DATA EXTRACT >>
= = = =
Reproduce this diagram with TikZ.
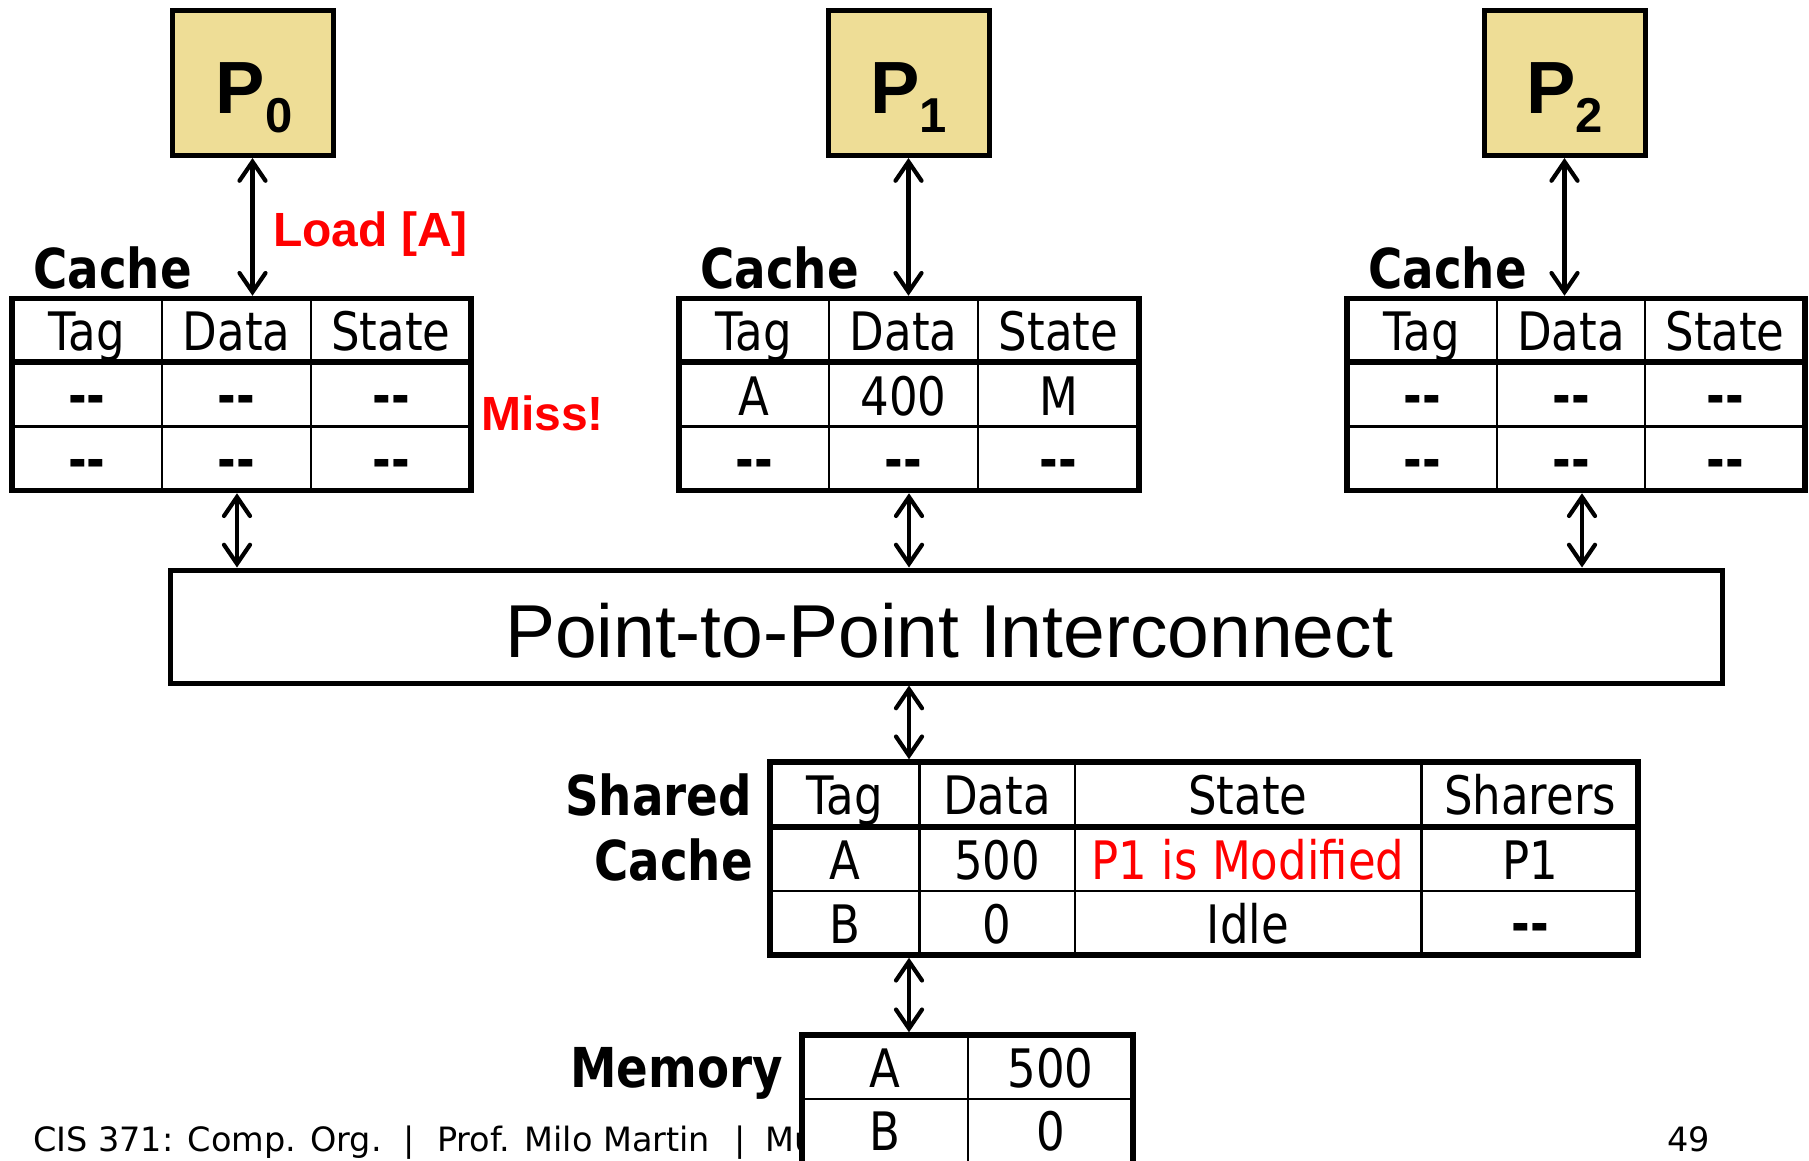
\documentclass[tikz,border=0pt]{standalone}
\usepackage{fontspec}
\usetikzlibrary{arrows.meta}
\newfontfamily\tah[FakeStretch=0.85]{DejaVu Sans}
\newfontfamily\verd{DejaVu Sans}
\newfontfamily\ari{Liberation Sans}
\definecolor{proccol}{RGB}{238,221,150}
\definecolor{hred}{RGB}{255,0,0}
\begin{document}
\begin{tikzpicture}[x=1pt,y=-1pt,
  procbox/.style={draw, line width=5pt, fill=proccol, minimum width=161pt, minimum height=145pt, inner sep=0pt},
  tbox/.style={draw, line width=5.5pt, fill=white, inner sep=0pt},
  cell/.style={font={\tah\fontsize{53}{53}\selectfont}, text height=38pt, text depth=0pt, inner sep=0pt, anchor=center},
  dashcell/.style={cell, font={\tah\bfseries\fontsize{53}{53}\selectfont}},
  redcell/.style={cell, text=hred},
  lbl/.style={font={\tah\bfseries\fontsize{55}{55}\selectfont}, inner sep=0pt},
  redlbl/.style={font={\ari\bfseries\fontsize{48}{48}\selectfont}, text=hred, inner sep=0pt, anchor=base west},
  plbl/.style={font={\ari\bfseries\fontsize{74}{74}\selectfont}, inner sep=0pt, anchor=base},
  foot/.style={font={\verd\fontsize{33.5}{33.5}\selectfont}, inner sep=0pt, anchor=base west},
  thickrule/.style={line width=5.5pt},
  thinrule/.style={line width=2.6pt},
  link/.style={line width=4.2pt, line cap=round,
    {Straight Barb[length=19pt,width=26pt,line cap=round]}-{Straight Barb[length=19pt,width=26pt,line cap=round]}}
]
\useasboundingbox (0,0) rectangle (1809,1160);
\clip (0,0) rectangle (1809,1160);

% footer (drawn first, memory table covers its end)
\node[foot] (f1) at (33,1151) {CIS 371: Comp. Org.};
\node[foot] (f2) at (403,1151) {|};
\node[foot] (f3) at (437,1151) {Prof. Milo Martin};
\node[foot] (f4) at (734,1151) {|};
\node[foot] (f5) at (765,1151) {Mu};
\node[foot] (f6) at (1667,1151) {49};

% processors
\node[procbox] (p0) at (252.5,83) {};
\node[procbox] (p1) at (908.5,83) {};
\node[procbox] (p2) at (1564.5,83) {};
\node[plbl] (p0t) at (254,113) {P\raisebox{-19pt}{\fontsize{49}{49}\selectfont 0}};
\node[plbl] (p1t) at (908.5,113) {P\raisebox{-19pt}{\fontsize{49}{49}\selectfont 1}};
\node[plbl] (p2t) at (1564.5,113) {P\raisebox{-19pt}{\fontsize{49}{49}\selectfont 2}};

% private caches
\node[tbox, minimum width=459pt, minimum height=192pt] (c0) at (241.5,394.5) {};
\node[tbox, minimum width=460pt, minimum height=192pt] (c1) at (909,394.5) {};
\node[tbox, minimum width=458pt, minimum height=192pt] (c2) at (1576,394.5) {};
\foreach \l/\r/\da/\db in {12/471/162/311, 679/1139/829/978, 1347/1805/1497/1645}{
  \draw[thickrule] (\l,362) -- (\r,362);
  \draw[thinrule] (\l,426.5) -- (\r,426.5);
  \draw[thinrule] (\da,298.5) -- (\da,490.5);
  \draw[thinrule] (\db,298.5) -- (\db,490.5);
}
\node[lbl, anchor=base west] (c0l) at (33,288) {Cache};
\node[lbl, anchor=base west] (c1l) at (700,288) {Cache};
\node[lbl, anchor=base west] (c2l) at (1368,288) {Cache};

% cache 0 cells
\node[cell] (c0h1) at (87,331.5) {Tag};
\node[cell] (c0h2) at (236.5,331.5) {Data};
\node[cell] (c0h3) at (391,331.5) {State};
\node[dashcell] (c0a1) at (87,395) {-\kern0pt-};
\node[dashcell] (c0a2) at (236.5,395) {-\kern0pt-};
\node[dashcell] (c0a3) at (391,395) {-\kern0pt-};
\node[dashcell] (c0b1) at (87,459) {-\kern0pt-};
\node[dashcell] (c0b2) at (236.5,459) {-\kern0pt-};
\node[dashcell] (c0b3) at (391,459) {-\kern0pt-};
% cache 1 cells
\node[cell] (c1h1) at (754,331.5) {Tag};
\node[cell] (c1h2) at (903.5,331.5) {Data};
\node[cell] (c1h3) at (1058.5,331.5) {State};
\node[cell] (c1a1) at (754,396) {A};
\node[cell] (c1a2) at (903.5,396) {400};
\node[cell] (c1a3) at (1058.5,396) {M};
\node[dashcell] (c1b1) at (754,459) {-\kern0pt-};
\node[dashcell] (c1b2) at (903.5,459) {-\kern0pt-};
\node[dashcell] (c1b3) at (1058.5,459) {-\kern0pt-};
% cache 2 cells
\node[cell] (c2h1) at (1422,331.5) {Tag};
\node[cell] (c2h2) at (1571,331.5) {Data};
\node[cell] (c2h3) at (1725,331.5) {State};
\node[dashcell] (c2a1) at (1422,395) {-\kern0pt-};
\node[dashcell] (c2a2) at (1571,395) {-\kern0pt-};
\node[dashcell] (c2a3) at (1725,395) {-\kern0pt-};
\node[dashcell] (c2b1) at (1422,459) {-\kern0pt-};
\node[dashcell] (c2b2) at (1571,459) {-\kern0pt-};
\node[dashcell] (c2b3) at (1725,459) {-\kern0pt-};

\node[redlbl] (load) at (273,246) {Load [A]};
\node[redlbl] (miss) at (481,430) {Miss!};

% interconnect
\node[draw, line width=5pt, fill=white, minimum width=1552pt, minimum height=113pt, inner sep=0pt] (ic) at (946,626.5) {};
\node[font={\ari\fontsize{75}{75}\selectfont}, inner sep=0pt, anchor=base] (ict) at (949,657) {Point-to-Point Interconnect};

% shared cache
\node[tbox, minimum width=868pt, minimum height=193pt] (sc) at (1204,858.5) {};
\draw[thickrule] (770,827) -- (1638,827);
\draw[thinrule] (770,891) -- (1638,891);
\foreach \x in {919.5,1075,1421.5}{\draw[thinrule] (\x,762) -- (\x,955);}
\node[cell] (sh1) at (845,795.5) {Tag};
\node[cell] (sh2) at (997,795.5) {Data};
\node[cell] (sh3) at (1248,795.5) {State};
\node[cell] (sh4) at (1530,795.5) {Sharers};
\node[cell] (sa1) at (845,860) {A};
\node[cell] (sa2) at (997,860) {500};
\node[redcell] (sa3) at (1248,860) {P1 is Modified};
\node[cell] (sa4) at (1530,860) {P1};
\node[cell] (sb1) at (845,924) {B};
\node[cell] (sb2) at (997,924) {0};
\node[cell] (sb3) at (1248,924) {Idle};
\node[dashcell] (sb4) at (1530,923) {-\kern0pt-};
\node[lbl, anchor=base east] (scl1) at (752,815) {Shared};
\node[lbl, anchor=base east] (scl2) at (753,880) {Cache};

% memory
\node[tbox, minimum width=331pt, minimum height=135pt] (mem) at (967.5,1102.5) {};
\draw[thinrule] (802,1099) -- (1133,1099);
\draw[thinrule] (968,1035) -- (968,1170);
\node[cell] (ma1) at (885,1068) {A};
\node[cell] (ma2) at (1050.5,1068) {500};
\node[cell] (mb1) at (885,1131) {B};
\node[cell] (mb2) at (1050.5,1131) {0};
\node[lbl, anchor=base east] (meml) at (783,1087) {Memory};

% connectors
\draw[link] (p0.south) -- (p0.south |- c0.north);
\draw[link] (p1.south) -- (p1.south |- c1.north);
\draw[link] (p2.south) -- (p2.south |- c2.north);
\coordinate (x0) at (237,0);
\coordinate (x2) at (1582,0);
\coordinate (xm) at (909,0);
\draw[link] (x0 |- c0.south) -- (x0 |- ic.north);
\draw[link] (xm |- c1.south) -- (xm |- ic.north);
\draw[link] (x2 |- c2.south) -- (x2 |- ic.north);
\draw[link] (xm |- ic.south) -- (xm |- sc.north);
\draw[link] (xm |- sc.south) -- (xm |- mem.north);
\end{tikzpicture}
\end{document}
= = = =
WHAT IS BEING ASKED >> Omit the pictures, then repeat exactly each line from the beginning of the listing through the line with "(f6) at (1667,1151)".

FINISHED EXERCISE >>
Reproduce this diagram with TikZ.
\documentclass[tikz,border=0pt]{standalone}
\usepackage{fontspec}
\usetikzlibrary{arrows.meta}
\newfontfamily\tah[FakeStretch=0.85]{DejaVu Sans}
\newfontfamily\verd{DejaVu Sans}
\newfontfamily\ari{Liberation Sans}
\definecolor{proccol}{RGB}{238,221,150}
\definecolor{hred}{RGB}{255,0,0}
\begin{document}
\begin{tikzpicture}[x=1pt,y=-1pt,
  procbox/.style={draw, line width=5pt, fill=proccol, minimum width=161pt, minimum height=145pt, inner sep=0pt},
  tbox/.style={draw, line width=5.5pt, fill=white, inner sep=0pt},
  cell/.style={font={\tah\fontsize{53}{53}\selectfont}, text height=38pt, text depth=0pt, inner sep=0pt, anchor=center},
  dashcell/.style={cell, font={\tah\bfseries\fontsize{53}{53}\selectfont}},
  redcell/.style={cell, text=hred},
  lbl/.style={font={\tah\bfseries\fontsize{55}{55}\selectfont}, inner sep=0pt},
  redlbl/.style={font={\ari\bfseries\fontsize{48}{48}\selectfont}, text=hred, inner sep=0pt, anchor=base west},
  plbl/.style={font={\ari\bfseries\fontsize{74}{74}\selectfont}, inner sep=0pt, anchor=base},
  foot/.style={font={\verd\fontsize{33.5}{33.5}\selectfont}, inner sep=0pt, anchor=base west},
  thickrule/.style={line width=5.5pt},
  thinrule/.style={line width=2.6pt},
  link/.style={line width=4.2pt, line cap=round,
    {Straight Barb[length=19pt,width=26pt,line cap=round]}-{Straight Barb[length=19pt,width=26pt,line cap=round]}}
]
\useasboundingbox (0,0) rectangle (1809,1160);
\clip (0,0) rectangle (1809,1160);

% footer (drawn first, memory table covers its end)
\node[foot] (f1) at (33,1151) {CIS 371: Comp. Org.};
\node[foot] (f2) at (403,1151) {|};
\node[foot] (f3) at (437,1151) {Prof. Milo Martin};
\node[foot] (f4) at (734,1151) {|};
\node[foot] (f5) at (765,1151) {Mu};
\node[foot] (f6) at (1667,1151) {49};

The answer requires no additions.